▶ _Instruction_: Copy every line that mentions the word "matplotlib".
===== Data extract
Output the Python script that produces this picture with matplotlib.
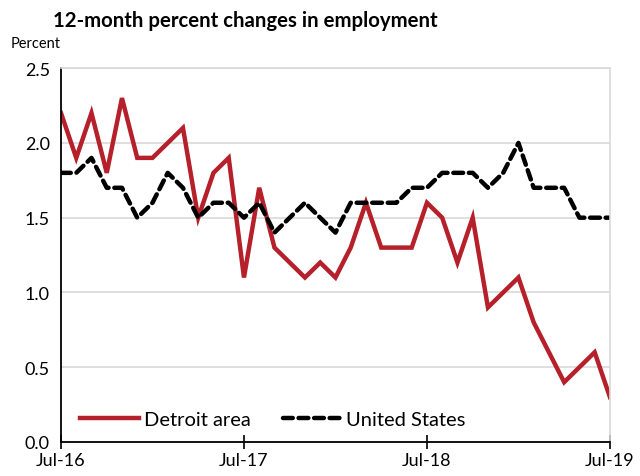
import matplotlib.pyplot as plt
import numpy as np

# Meses: Jul-16 a Jul-19 (37 puntos mensuales)
meses = np.arange(37)
etiquetas_x = ['Jul-16', 'Jul-17', 'Jul-18', 'Jul-19']
pos_etiquetas = [0, 12, 24, 36]

detroit = [2.2, 1.9, 2.2, 1.8, 2.3, 1.9, 1.9, 2.0, 2.1, 1.5, 1.8, 1.9,
           1.1, 1.7, 1.3, 1.2, 1.1, 1.2, 1.1, 1.3, 1.6, 1.3, 1.3, 1.3,
           1.6, 1.5, 1.2, 1.5, 0.9, 1.0, 1.1, 0.8, 0.6, 0.4, 0.5, 0.6, 0.3]

estados_unidos = [1.8, 1.8, 1.9, 1.7, 1.7, 1.5, 1.6, 1.8, 1.7, 1.5, 1.6, 1.6,
                  1.5, 1.6, 1.4, 1.5, 1.6, 1.5, 1.4, 1.6, 1.6, 1.6, 1.6, 1.7,
                  1.7, 1.8, 1.8, 1.8, 1.7, 1.8, 2.0, 1.7, 1.7, 1.7, 1.5, 1.5, 1.5]

plt.rcParams['font.family'] = ['Lato', 'DejaVu Sans']

fig = plt.figure(figsize=(6.4, 4.77), dpi=100)
ax = fig.add_axes([0.0953, 0.0713, 0.8577, 0.7837])

# Líneas
ax.plot(meses, detroit, color='#B5202A', linewidth=3.2, label='Detroit area',
        solid_joinstyle='miter')
ax.plot(meses, estados_unidos, color='black', linewidth=3.2, linestyle=(0, (2.2, 1.3)),
        label='United States', dash_capstyle='round')

# Ejes
ax.set_xlim(0, 36)
ax.set_ylim(0, 2.5)
ax.set_yticks(np.arange(0, 2.51, 0.5))
ax.set_yticklabels([f'{v:.1f}' for v in np.arange(0, 2.51, 0.5)], fontsize=13)
ax.set_xticks(pos_etiquetas)
ax.set_xticklabels(etiquetas_x, fontsize=13)
ax.tick_params(axis='x', direction='inout', length=10, width=1.2, pad=2)
ax.tick_params(axis='y', length=0, pad=8)
ax.grid(axis='y', color='#D9D9D9', linewidth=1.2)
ax.set_axisbelow(True)

for lado in ['top', 'right']:
    ax.spines[lado].set_color('#D9D9D9')
    ax.spines[lado].set_linewidth(1.2)
for lado in ['left', 'bottom']:
    ax.spines[lado].set_color('black')
    ax.spines[lado].set_linewidth(1.3)

# Leyenda
ax.legend(loc='lower left', bbox_to_anchor=(0.035, 0.037), ncol=2, frameon=False,
          borderaxespad=0, borderpad=0, fontsize=14.5, handlelength=2.9,
          columnspacing=1.6, handletextpad=0.25)

# Título y etiqueta
fig.text(0.383, 0.955, '12-month percent changes in employment', ha='center', va='center',
         fontsize=14.7, fontweight='bold')
fig.text(0.016, 0.908, 'Percent', ha='left', va='center', fontsize=10.5)

plt.savefig('out.png', dpi=100)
==========
▶ _Correct output_:
Output the Python script that produces this picture with matplotlib.
import matplotlib.pyplot as plt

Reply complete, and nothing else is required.